Provided data
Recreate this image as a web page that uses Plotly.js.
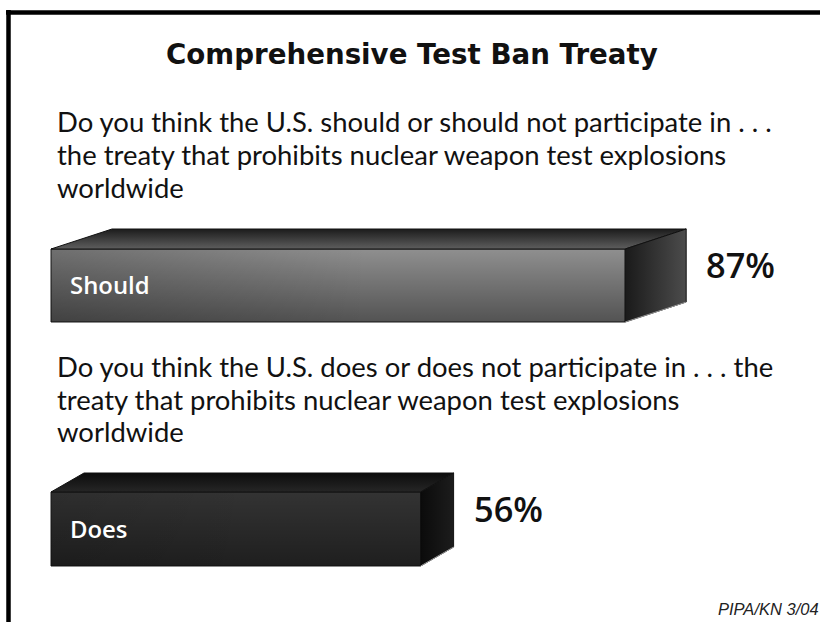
<!DOCTYPE html>
<html><head><meta charset="utf-8">
<script src="https://cdn.plot.ly/plotly-3.0.1.min.js"></script>
<style>html,body{margin:0;padding:0;background:#fff}#chart{width:820px;height:622px}</style>
</head><body><div id="chart"></div>
<script>
// ---- data ----
const chartTitle = 'Comprehensive Test Ban Treaty';
const categories = ['Should', 'Does'];
const values = [87, 56];
const valueLabels = values.map(v => v + '%');
const question1 = ['Do you think the U.S. should or should not participate in . . .',
                   'the treaty that prohibits nuclear weapon test explosions',
                   'worldwide'];
const question2 = ['Do you think the U.S. does or does not participate in . . . the',
                   'treaty that prohibits nuclear weapon test explosions',
                   'worldwide'];
const questions = [question1, question2];
const sourceNote = 'PIPA/KN 3/04';

// ---- layout / style (pixels) ----
const W = 820, H = 622, X0 = 51, K = 6.6;
const rows = [
  {top: 249, bottom: 322, depth: 61, rise: 20, qBase: [132, 165, 198],
   face: '#8f8f8f', shade: 0.42, leftShade: 0.22,
   topCols: ['#1c1c1c', '#5e5e5e'], sideCols: ['#1a1a1a', '#4c4c4c']},
  {top: 492, bottom: 566, depth: 33, rise: 19, qBase: [377, 410, 442],
   face: '#333333', shade: 0.40, leftShade: 0.10,
   topCols: ['#0c0c0c', '#262626'], sideCols: ['#0b0b0b', '#1c1c1c']}
];
const px = x => x / W, py = y => 1 - y / H;

// font size fitting so that text widths match the reference
const ctx = document.createElement('canvas').getContext('2d');
function fit(text, family, weight, style, target) {
  ctx.font = style + ' ' + weight + ' 40px ' + family;
  return 40 * target / ctx.measureText(text).width;
}
const TITLE_FONT = '"DejaVu Sans"', Q_FONT = 'Lato', LBL_FONT = '"Open Sans"';
const titleSize = fit(chartTitle, TITLE_FONT, 700, 'normal', 492);
const qSize = (fit(question2[0], Q_FONT, 400, 'normal', 700) + fit(question2[1], Q_FONT, 400, 'normal', 640)) / 2;
const valSize = (fit(valueLabels[0], LBL_FONT, 600, 'normal', 68) + fit(valueLabels[1], LBL_FONT, 600, 'normal', 70)) / 2;
const catSize = (fit(categories[0], LBL_FONT, 600, 'normal', 79) + fit(categories[1], LBL_FONT, 600, 'normal', 58)) / 2;

const traces = [];
traces.push({
  type: 'bar', orientation: 'h',
  x: values, y: rows.map(r => (r.top + r.bottom) / 2),
  width: rows.map(r => r.bottom - r.top), base: 0,
  marker: {color: rows.map(r => r.face), line: {color: '#1a1a1a', width: 1}},
  text: categories, textposition: 'none', hoverinfo: 'skip', showlegend: false
});

values.forEach((v, i) => {
  const r = rows[i], dx = r.depth / K, yt = r.top, yb = r.bottom, yr = r.top - r.rise;
  traces.push({type: 'scatter', mode: 'lines', x: [0, v, v, 0, 0], y: [yt, yt, yb, yb, yt],
    fill: 'toself', line: {width: 0},
    fillgradient: {type: 'vertical', start: yt, stop: yb,
      colorscale: [[0, 'rgba(0,0,0,0)'], [1, 'rgba(0,0,0,' + r.shade + ')']]},
    hoverinfo: 'skip', showlegend: false});
  traces.push({type: 'scatter', mode: 'lines', x: [0, v, v, 0, 0], y: [yt, yt, yb, yb, yt],
    fill: 'toself', line: {width: 0},
    fillgradient: {type: 'horizontal', start: 0, stop: v * 0.55,
      colorscale: [[0, 'rgba(0,0,0,' + r.leftShade + ')'], [1, 'rgba(0,0,0,0)']]},
    hoverinfo: 'skip', showlegend: false});
  traces.push({type: 'scatter', mode: 'lines',
    x: [0, dx, v + dx, v, 0], y: [yt, yr, yr, yt, yt],
    fill: 'toself', line: {color: '#111', width: 1},
    fillgradient: {type: 'vertical', start: yr, stop: yt,
      colorscale: [[0, r.topCols[0]], [1, r.topCols[1]]]},
    hoverinfo: 'skip', showlegend: false});
  traces.push({type: 'scatter', mode: 'lines',
    x: [v, v + dx, v + dx, v, v], y: [yt, yr, yb - r.rise, yb, yt],
    fill: 'toself', line: {color: '#111', width: 1},
    fillgradient: {type: 'horizontal', start: v, stop: v + dx,
      colorscale: [[0, r.sideCols[0]], [1, r.sideCols[1]]]},
    hoverinfo: 'skip', showlegend: false});
  traces.push({type: 'scatter', mode: 'lines', x: [v, v + dx], y: [yb, yb - r.rise],
    line: {color: '#9a9a9a', width: 1}, hoverinfo: 'skip', showlegend: false});
});

const annotations = [];
annotations.push({text: chartTitle, xref: 'paper', yref: 'paper',
  x: px(412), y: py(64.5 - 0.346 * titleSize), xanchor: 'center', yanchor: 'middle',
  showarrow: false, borderpad: 0,
  font: {family: 'DejaVu Sans, sans-serif', size: titleSize, weight: 700, color: '#111'}});
questions.forEach((lines, i) => {
  lines.forEach((t, j) => {
    annotations.push({text: t, xref: 'paper', yref: 'paper',
      x: px(56), y: py(rows[i].qBase[j] - 0.387 * qSize), xanchor: 'left', yanchor: 'middle',
      showarrow: false, borderpad: 0,
      font: {family: 'Lato, sans-serif', size: qSize, color: '#111'}});
  });
});
values.forEach((v, i) => {
  const r = rows[i], c = (r.top + r.bottom) / 2;
  annotations.push({text: categories[i], xref: 'x', yref: 'y', x: 0, y: c - 1,
    xshift: 18, xanchor: 'left', yanchor: 'middle', showarrow: false, borderpad: 0,
    font: {family: 'Open Sans, sans-serif', size: catSize, weight: 600, color: '#fff'}});
  annotations.push({text: valueLabels[i], xref: 'x', yref: 'y', x: v + r.depth / K, y: c - 21,
    xshift: 19, xanchor: 'left', yanchor: 'middle', showarrow: false, borderpad: 0,
    font: {family: 'Open Sans, sans-serif', size: valSize, weight: 600, color: '#111'}});
});
annotations.push({text: sourceNote, xref: 'paper', yref: 'paper',
  x: px(820), y: py(609), xanchor: 'right', yanchor: 'middle', showarrow: false, borderpad: 0,
  font: {family: 'Liberation Sans, Arial, sans-serif', size: 16.5, style: 'italic', color: '#222'}});

const layout = {
  width: W, height: H, margin: {l: 0, r: 0, t: 0, b: 0},
  paper_bgcolor: '#fff', plot_bgcolor: '#fff',
  xaxis: {range: [-X0 / K, (W - X0) / K], visible: false, fixedrange: true},
  yaxis: {range: [H, 0], visible: false, fixedrange: true},
  barmode: 'overlay', showlegend: false,
  annotations: annotations,
  shapes: [
    {type: 'line', xref: 'paper', yref: 'paper', x0: px(8.5), x1: px(8.5), y0: 0, y1: py(10),
     line: {color: '#000', width: 4.5}},
    {type: 'line', xref: 'paper', yref: 'paper', x0: px(6), x1: 1, y0: py(12.5), y1: py(12.5),
     line: {color: '#000', width: 4.5}}
  ]
};
Plotly.newPlot('chart', traces, layout, {staticPlot: true, displayModeBar: false});
</script></body></html>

Task goal
Go through the listing above and quote it exactly, apart from its images.

Response below
Recreate this image as a web page that uses Plotly.js.
<!DOCTYPE html>
<html><head><meta charset="utf-8">
<script src="https://cdn.plot.ly/plotly-3.0.1.min.js"></script>
<style>html,body{margin:0;padding:0;background:#fff}#chart{width:820px;height:622px}</style>
</head><body><div id="chart"></div>
<script>
// ---- data ----
const chartTitle = 'Comprehensive Test Ban Treaty';
const categories = ['Should', 'Does'];
const values = [87, 56];
const valueLabels = values.map(v => v + '%');
const question1 = ['Do you think the U.S. should or should not participate in . . .',
                   'the treaty that prohibits nuclear weapon test explosions',
                   'worldwide'];
const question2 = ['Do you think the U.S. does or does not participate in . . . the',
                   'treaty that prohibits nuclear weapon test explosions',
                   'worldwide'];
const questions = [question1, question2];
const sourceNote = 'PIPA/KN 3/04';

// ---- layout / style (pixels) ----
const W = 820, H = 622, X0 = 51, K = 6.6;
const rows = [
  {top: 249, bottom: 322, depth: 61, rise: 20, qBase: [132, 165, 198],
   face: '#8f8f8f', shade: 0.42, leftShade: 0.22,
   topCols: ['#1c1c1c', '#5e5e5e'], sideCols: ['#1a1a1a', '#4c4c4c']},
  {top: 492, bottom: 566, depth: 33, rise: 19, qBase: [377, 410, 442],
   face: '#333333', shade: 0.40, leftShade: 0.10,
   topCols: ['#0c0c0c', '#262626'], sideCols: ['#0b0b0b', '#1c1c1c']}
];
const px = x => x / W, py = y => 1 - y / H;

// font size fitting so that text widths match the reference
const ctx = document.createElement('canvas').getContext('2d');
function fit(text, family, weight, style, target) {
  ctx.font = style + ' ' + weight + ' 40px ' + family;
  return 40 * target / ctx.measureText(text).width;
}
const TITLE_FONT = '"DejaVu Sans"', Q_FONT = 'Lato', LBL_FONT = '"Open Sans"';
const titleSize = fit(chartTitle, TITLE_FONT, 700, 'normal', 492);
const qSize = (fit(question2[0], Q_FONT, 400, 'normal', 700) + fit(question2[1], Q_FONT, 400, 'normal', 640)) / 2;
const valSize = (fit(valueLabels[0], LBL_FONT, 600, 'normal', 68) + fit(valueLabels[1], LBL_FONT, 600, 'normal', 70)) / 2;
const catSize = (fit(categories[0], LBL_FONT, 600, 'normal', 79) + fit(categories[1], LBL_FONT, 600, 'normal', 58)) / 2;

const traces = [];
traces.push({
  type: 'bar', orientation: 'h',
  x: values, y: rows.map(r => (r.top + r.bottom) / 2),
  width: rows.map(r => r.bottom - r.top), base: 0,
  marker: {color: rows.map(r => r.face), line: {color: '#1a1a1a', width: 1}},
  text: categories, textposition: 'none', hoverinfo: 'skip', showlegend: false
});

values.forEach((v, i) => {
  const r = rows[i], dx = r.depth / K, yt = r.top, yb = r.bottom, yr = r.top - r.rise;
  traces.push({type: 'scatter', mode: 'lines', x: [0, v, v, 0, 0], y: [yt, yt, yb, yb, yt],
    fill: 'toself', line: {width: 0},
    fillgradient: {type: 'vertical', start: yt, stop: yb,
      colorscale: [[0, 'rgba(0,0,0,0)'], [1, 'rgba(0,0,0,' + r.shade + ')']]},
    hoverinfo: 'skip', showlegend: false});
  traces.push({type: 'scatter', mode: 'lines', x: [0, v, v, 0, 0], y: [yt, yt, yb, yb, yt],
    fill: 'toself', line: {width: 0},
    fillgradient: {type: 'horizontal', start: 0, stop: v * 0.55,
      colorscale: [[0, 'rgba(0,0,0,' + r.leftShade + ')'], [1, 'rgba(0,0,0,0)']]},
    hoverinfo: 'skip', showlegend: false});
  traces.push({type: 'scatter', mode: 'lines',
    x: [0, dx, v + dx, v, 0], y: [yt, yr, yr, yt, yt],
    fill: 'toself', line: {color: '#111', width: 1},
    fillgradient: {type: 'vertical', start: yr, stop: yt,
      colorscale: [[0, r.topCols[0]], [1, r.topCols[1]]]},
    hoverinfo: 'skip', showlegend: false});
  traces.push({type: 'scatter', mode: 'lines',
    x: [v, v + dx, v + dx, v, v], y: [yt, yr, yb - r.rise, yb, yt],
    fill: 'toself', line: {color: '#111', width: 1},
    fillgradient: {type: 'horizontal', start: v, stop: v + dx,
      colorscale: [[0, r.sideCols[0]], [1, r.sideCols[1]]]},
    hoverinfo: 'skip', showlegend: false});
  traces.push({type: 'scatter', mode: 'lines', x: [v, v + dx], y: [yb, yb - r.rise],
    line: {color: '#9a9a9a', width: 1}, hoverinfo: 'skip', showlegend: false});
});

const annotations = [];
annotations.push({text: chartTitle, xref: 'paper', yref: 'paper',
  x: px(412), y: py(64.5 - 0.346 * titleSize), xanchor: 'center', yanchor: 'middle',
  showarrow: false, borderpad: 0,
  font: {family: 'DejaVu Sans, sans-serif', size: titleSize, weight: 700, color: '#111'}});
questions.forEach((lines, i) => {
  lines.forEach((t, j) => {
    annotations.push({text: t, xref: 'paper', yref: 'paper',
      x: px(56), y: py(rows[i].qBase[j] - 0.387 * qSize), xanchor: 'left', yanchor: 'middle',
      showarrow: false, borderpad: 0,
      font: {family: 'Lato, sans-serif', size: qSize, color: '#111'}});
  });
});
values.forEach((v, i) => {
  const r = rows[i], c = (r.top + r.bottom) / 2;
  annotations.push({text: categories[i], xref: 'x', yref: 'y', x: 0, y: c - 1,
    xshift: 18, xanchor: 'left', yanchor: 'middle', showarrow: false, borderpad: 0,
    font: {family: 'Open Sans, sans-serif', size: catSize, weight: 600, color: '#fff'}});
  annotations.push({text: valueLabels[i], xref: 'x', yref: 'y', x: v + r.depth / K, y: c - 21,
    xshift: 19, xanchor: 'left', yanchor: 'middle', showarrow: false, borderpad: 0,
    font: {family: 'Open Sans, sans-serif', size: valSize, weight: 600, color: '#111'}});
});
annotations.push({text: sourceNote, xref: 'paper', yref: 'paper',
  x: px(820), y: py(609), xanchor: 'right', yanchor: 'middle', showarrow: false, borderpad: 0,
  font: {family: 'Liberation Sans, Arial, sans-serif', size: 16.5, style: 'italic', color: '#222'}});

const layout = {
  width: W, height: H, margin: {l: 0, r: 0, t: 0, b: 0},
  paper_bgcolor: '#fff', plot_bgcolor: '#fff',
  xaxis: {range: [-X0 / K, (W - X0) / K], visible: false, fixedrange: true},
  yaxis: {range: [H, 0], visible: false, fixedrange: true},
  barmode: 'overlay', showlegend: false,
  annotations: annotations,
  shapes: [
    {type: 'line', xref: 'paper', yref: 'paper', x0: px(8.5), x1: px(8.5), y0: 0, y1: py(10),
     line: {color: '#000', width: 4.5}},
    {type: 'line', xref: 'paper', yref: 'paper', x0: px(6), x1: 1, y0: py(12.5), y1: py(12.5),
     line: {color: '#000', width: 4.5}}
  ]
};
Plotly.newPlot('chart', traces, layout, {staticPlot: true, displayModeBar: false});
</script></body></html>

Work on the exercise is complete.